**** RECORDS SHOWN

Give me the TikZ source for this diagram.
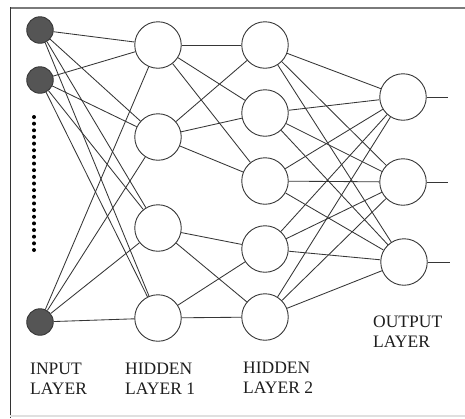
\documentclass[tikz,border=0pt]{standalone}
\usepackage{fontspec}
\setmainfont{Liberation Serif}
\definecolor{edgec}{HTML}{363636}
\definecolor{inc}{HTML}{555555}
\definecolor{framec}{HTML}{7A7A7A}
\definecolor{txtc}{HTML}{1E1E1E}
\tikzset{
  inneuron/.style={circle, draw=edgec, fill=inc, line width=0.9pt, minimum size=26.5pt, inner sep=0pt},
  neuron/.style={circle, draw=edgec, fill=white, line width=0.9pt, minimum size=46.5pt, inner sep=0pt},
  link/.style={draw=edgec, line width=0.85pt},
  lbl/.style={anchor=north west, align=left, inner sep=0pt, text=txtc, font={\fontsize{17.5}{20}\selectfont}}
}
\begin{document}
\begin{tikzpicture}[x=1pt,y=-1pt]
\useasboundingbox[fill=white] (0,0) rectangle (465,418);
% frame
\draw[framec, line width=2pt] (10,7.5) -- (465,7.5);
\draw[black!80, line width=0.8pt] (10,7) -- (10,418);
\draw[black!12, line width=1.5pt] (10,416) -- (465,416);
% dots
\foreach \i in {0,...,20} \fill[black] (34,117+6.65*\i) circle (2);
% nodes
\node[inneuron] (i1) at (40,30) {};
\node[inneuron] (i2) at (40,80) {};
\node[inneuron] (i3) at (40,322) {};
\node[neuron] (a1) at (158,45) {};
\node[neuron] (a2) at (158,137) {};
\node[neuron] (a3) at (158,228) {};
\node[neuron] (a4) at (158,318) {};
\node[neuron] (b1) at (265,45) {};
\node[neuron] (b2) at (265,113) {};
\node[neuron] (b3) at (265,181) {};
\node[neuron] (b4) at (265,249) {};
\node[neuron] (b5) at (265,317) {};
\node[neuron] (o1) at (403,97) {};
\node[neuron] (o2) at (403,182) {};
\node[neuron] (o3) at (404,262) {};
\coordinate (e1) at (448,97);
\coordinate (e2) at (448,182);
\coordinate (e3) at (450,262);
% edges
\foreach \s in {i1,i2,i3} \foreach \t in {a1,a2,a3,a4} \draw[link] (\s) -- (\t);
\foreach \s in {a1,a2} \foreach \t in {b1,b2,b3} \draw[link] (\s) -- (\t);
\foreach \s in {a3,a4} \foreach \t in {b4,b5} \draw[link] (\s) -- (\t);
\foreach \s in {b1,b2,b3,b4,b5} \foreach \t in {o1,o2,o3} \draw[link] (\s) -- (\t);
\draw[link] (o1) -- (e1);
\draw[link] (o2) -- (e2);
\draw[link] (o3) -- (e3);
% labels
\node[lbl] (l1) at (30,363) {INPUT\\LAYER};
\node[lbl] (l2) at (125,363) {HIDDEN\\LAYER 1};
\node[lbl] (l3) at (243,362) {HIDDEN\\LAYER 2};
\node[lbl] (l4) at (373,316) {OUTPUT\\LAYER};
\end{tikzpicture}
\end{document}
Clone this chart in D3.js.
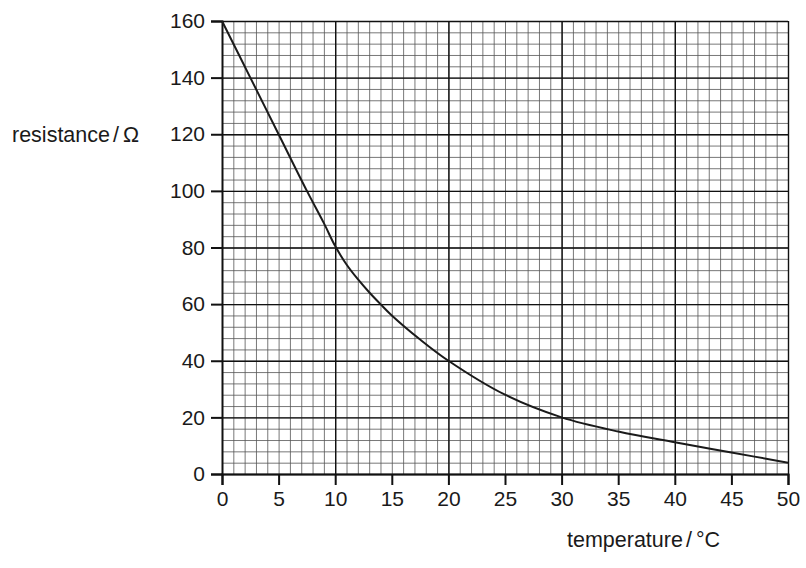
<!DOCTYPE html>
<html>
<head>
<meta charset="utf-8">
<script src="https://cdn.jsdelivr.net/npm/d3@7"></script>
<style>
  body { margin: 0; background: #fff; }
  svg { display: block; font-family: "Liberation Sans", Arial, sans-serif; }
</style>
</head>
<body>
<svg width="806" height="568"></svg>
<script>
// curve
const temperature = [0, 2.5, 5, 7.5, 9, 10, 11, 12, 13, 14, 15, 17.5, 20, 25, 30, 35, 40, 45, 50];
const resistance = [160, 140, 120, 100, 88.6, 80.5, 74, 68.8, 64.2, 60, 56, 47.5, 40, 28, 20, 15, 11.2, 7.6, 4];

const xTicks = [0, 5, 10, 15, 20, 25, 30, 35, 40, 45, 50];
const yTicks = [0, 20, 40, 60, 80, 100, 120, 140, 160];

const xLabel = ["temperature", "/", "°C"];
const yLabel = ["resistance", "/", "Ω"];

function addTitle(svg, parts, x, y) {
    let t = svg.append("text")
        .attr("x", x)
        .attr("y", y)
        .attr("fill", "#1a1a1a")
        .style("font-size", "21.5px");
    t.append("tspan").text(parts[0]);
    t.append("tspan").attr("dx", 3).text(parts[1]);
    t.append("tspan").attr("dx", 4).text(parts[2]);
}

function draw() {
    let svg = d3.select("svg");
    let margin = {top: 21, left: 222};
    let width = 566;
    let height = 453;
    let g = svg.append("g").attr("transform", `translate(${margin.left},${margin.top})`);

    let x = d3.scaleLinear().domain([0, 50]).range([0, width]);
    let y = d3.scaleLinear().domain([0, 160]).range([height, 0]);

    // minor grid: every 1 °C and every 4 Ω
    g.append("g")
        .attr("transform", `translate(0,${height})`)
        .call(d3.axisBottom(x).ticks(50).tickSize(-height).tickFormat(""))
        .call(s => s.select(".domain").remove())
        .selectAll("line").attr("stroke", "#555").attr("stroke-width", 0.8);

    g.append("g")
        .call(d3.axisLeft(y).tickValues(d3.range(0, 161, 4)).tickSize(-width).tickFormat(""))
        .call(s => s.select(".domain").remove())
        .selectAll("line").attr("stroke", "#555").attr("stroke-width", 0.8);

    // major grid
    g.append("g")
        .attr("transform", `translate(0,${height})`)
        .call(d3.axisBottom(x).tickValues([10, 20, 30, 40, 50]).tickSize(-height).tickFormat(""))
        .call(s => s.select(".domain").remove())
        .selectAll("line").attr("stroke", "#111").attr("stroke-width", 1.4);

    g.append("g")
        .call(d3.axisLeft(y).tickValues(yTicks).tickSize(-width).tickFormat(""))
        .call(s => s.select(".domain").remove())
        .selectAll("line").attr("stroke", "#111").attr("stroke-width", 1.4);

    // axes
    let xAxis = g.append("g")
        .attr("transform", `translate(0,${height})`)
        .call(d3.axisBottom(x).tickValues(xTicks).tickSize(11).tickPadding(6.5));
    let yAxis = g.append("g")
        .call(d3.axisLeft(y).tickValues(yTicks).tickSize(11).tickPadding(6));

    for (let ax of [xAxis, yAxis]) {
        ax.select(".domain").attr("stroke", "#111").attr("stroke-width", 2);
        ax.selectAll(".tick line").attr("stroke", "#111").attr("stroke-width", 2);
        ax.selectAll(".tick text")
            .attr("fill", "#1a1a1a")
            .style("font-size", "21px")
            .style("font-family", "'Liberation Sans', Arial, sans-serif");
    }

    let line = d3.line()
        .x((d, i) => x(temperature[i]))
        .y(d => y(d))
        .curve(d3.curveCatmullRom.alpha(0.5));

    g.append("path")
        .datum(resistance)
        .attr("fill", "none")
        .attr("stroke", "#1a1a1a")
        .attr("stroke-width", 2)
        .attr("stroke-linejoin", "round")
        .attr("d", line);

    addTitle(svg, yLabel, 12, 142);
    addTitle(svg, xLabel, 567, 547);
}

draw();
</script>
</body>
</html>
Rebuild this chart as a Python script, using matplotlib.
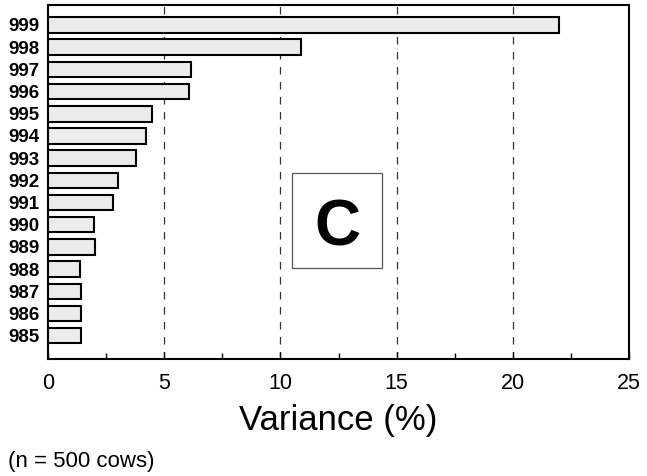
import matplotlib
matplotlib.use("Agg")
import matplotlib.pyplot as plt
from matplotlib.ticker import MultipleLocator
from matplotlib.patches import Rectangle

plt.rcParams['font.family'] = ['Liberation Sans', 'DejaVu Sans']

categories = ['985', '986', '987', '988', '989', '990', '991', '992',
              '993', '994', '995', '996', '997', '998', '999']
variance = [1.42, 1.40, 1.42, 1.38, 2.02, 1.98, 2.80, 3.00,
            3.78, 4.20, 4.47, 6.06, 6.15, 10.9, 22.0]
xticks = [0, 5, 10, 15, 20, 25]
grid_x = [5, 10, 15, 20]

fig = plt.figure(figsize=(6.47, 4.76), dpi=100)
ax = fig.add_axes([48/647, 117/476, 581/647, 354/476])

ypos = list(range(len(categories)))
ax.barh(ypos, variance, height=0.7, color='#ebebeb', edgecolor='black', linewidth=1.5, zorder=3)

for gx in grid_x:
    ax.axvline(gx, color='#333333', linewidth=0.9, linestyle=(0, (6, 6)), zorder=1)

ax.set_xlim(0, 25)
ax.set_ylim(-1.05, 14.9)
ax.set_xticks(xticks)
ax.set_xticklabels([str(t) for t in xticks], fontsize=15.5)
ax.xaxis.set_minor_locator(MultipleLocator(2.5))
ax.set_yticks(ypos)
ax.set_yticklabels(categories, fontsize=13.5, fontweight='bold')
ax.tick_params(axis='x', which='major', direction='in', length=5, width=1, pad=10)
ax.tick_params(axis='x', which='minor', direction='in', length=4, width=1)
ax.tick_params(axis='y', direction='in', length=6, width=1, pad=6)
for s in ax.spines.values():
    s.set_linewidth(1.5)

ax.set_xlabel('Variance (%)', fontsize=25, labelpad=7)

# Panel label box
ax.add_patch(Rectangle((0.42, 0.257), 0.155, 0.268, transform=ax.transAxes,
                       fill=True, facecolor='white', edgecolor='#555555', linewidth=0.9, zorder=4))
ax.text(0.4975, 0.37, 'C', transform=ax.transAxes, fontsize=46, fontweight='bold',
        ha='center', va='center', zorder=5)

fig.text(8/647, 1 - 462/476, '(n = 500 cows)', fontsize=16, ha='left', va='center')

fig.savefig('out.png', dpi=100)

********

# TASK TO CARRY OUT
Search the records above for "matplotlib". Copy each line where it is found.

# THE COMPLETED TASK
Rebuild this chart as a Python script, using matplotlib.
import matplotlib
matplotlib.use("Agg")
import matplotlib.pyplot as plt
from matplotlib.ticker import MultipleLocator
from matplotlib.patches import Rectangle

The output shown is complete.